Provided entries
_ _ _ _ _ _ _

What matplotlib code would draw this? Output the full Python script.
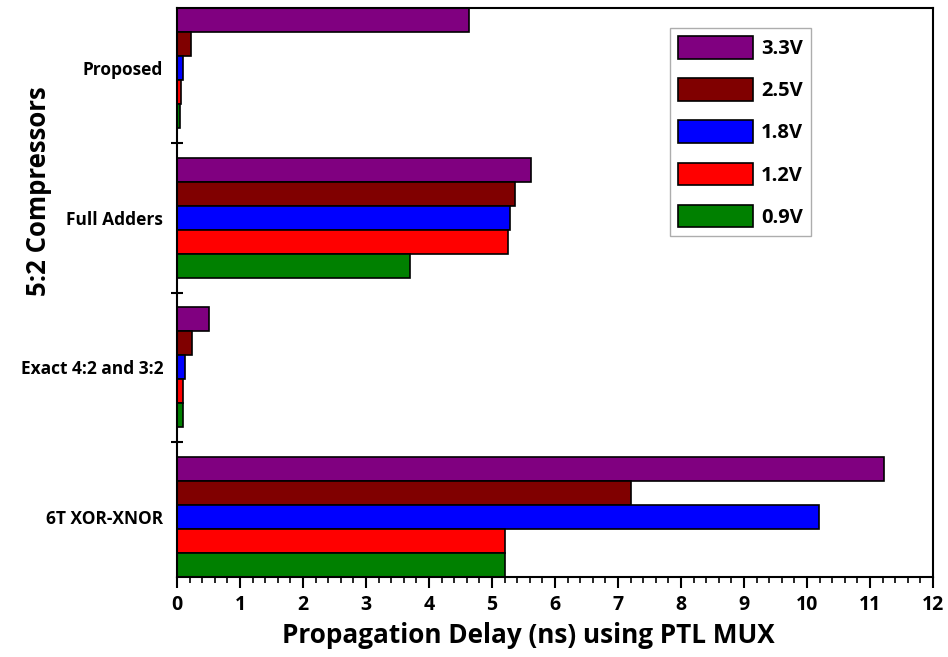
import matplotlib
matplotlib.use("Agg")
import matplotlib.pyplot as plt
import numpy as np
from matplotlib.ticker import MultipleLocator, FixedLocator

plt.rcParams['font.family'] = ['Open Sans', 'DejaVu Sans']
plt.rcParams['font.weight'] = 'bold'

categories = ["6T XOR-XNOR", "Exact 4:2 and 3:2", "Full Adders", "Proposed"]
series = ["3.3V", "2.5V", "1.8V", "1.2V", "0.9V"]
colors = ["#800080", "#800000", "#0000FF", "#FF0000", "#008000"]
v33 = [11.22, 0.50, 5.62, 4.63]
v25 = [7.20, 0.24, 5.37, 0.22]
v18 = [10.19, 0.13, 5.28, 0.10]
v12 = [5.21, 0.09, 5.25, 0.06]
v09 = [5.20, 0.09, 3.70, 0.04]
values = [v33, v25, v18, v12, v09]

fig = plt.figure(figsize=(9.48, 6.57), dpi=100)
ax = fig.add_axes([177/948, 1-577/657, (933-177)/948, (577-8)/657])

h = 0.16
y = np.arange(len(categories))
offsets = [2*h, h, 0, -h, -2*h]
for vals, off, c, lab in zip(values, offsets, colors, series):
    ax.barh(y + off, vals, height=h, color=c, edgecolor='black', linewidth=1.2, label=lab)

ax.set_xlim(0, 12)
ax.set_ylim(-0.4, 3.4)
ax.xaxis.set_major_locator(MultipleLocator(1))
ax.xaxis.set_minor_locator(MultipleLocator(0.2))
ax.tick_params(axis='x', which='major', direction='out', length=8, width=1.5, labelsize=14, pad=5)
ax.tick_params(axis='x', which='minor', direction='out', length=4, width=1.2)
for t in ax.get_xticklabels():
    t.set_fontweight('bold')

ax.set_yticks(y)
ax.set_yticklabels(categories, fontsize=12.5, fontweight='bold')
ax.tick_params(axis='y', which='major', length=0, pad=10)
ax.yaxis.set_minor_locator(FixedLocator([0.5, 1.5, 2.5]))
ax.tick_params(axis='y', which='minor', direction='inout', length=8, width=1.5)

for s in ax.spines.values():
    s.set_linewidth(1.5)

ax.set_xlabel("Propagation Delay (ns) using PTL MUX", fontsize=18.8, fontweight='bold')
ax.xaxis.set_label_coords((528-177)/756, (577-622)/569)
ax.set_ylabel("5:2 Compressors", fontsize=18.5, fontweight='bold')
ax.yaxis.set_label_coords((52-177)/756, (577-191)/569)

leg = ax.legend(loc='upper right', bbox_to_anchor=((811-177)/756, (577-28)/569),
                fontsize=14.5, handlelength=3.7, handleheight=1.35, labelspacing=0.95,
                handletextpad=0.4, borderpad=0.4, frameon=True, fancybox=False,
                edgecolor='#999999', borderaxespad=0)
leg.get_frame().set_linewidth(1.0)
for t in leg.get_texts():
    t.set_fontweight('bold')

fig.savefig("out.png", dpi=100)
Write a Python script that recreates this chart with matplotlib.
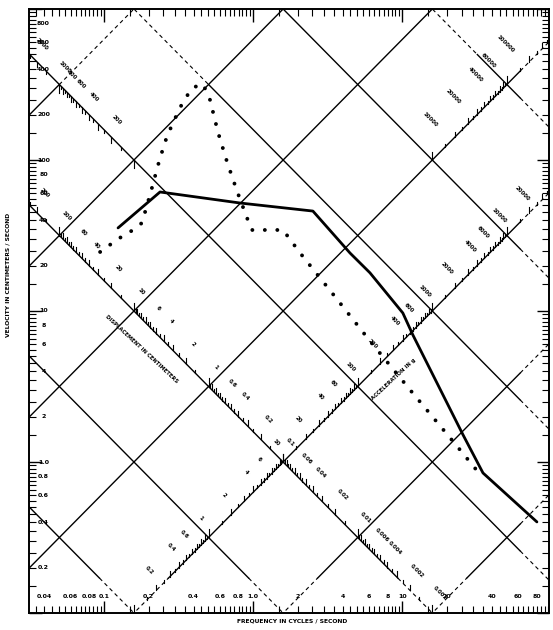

_ _ _ _ _ _ _

Goal of the exercise
Report the number of lines that include the string "Python"; return nothing but the count.

The answer
2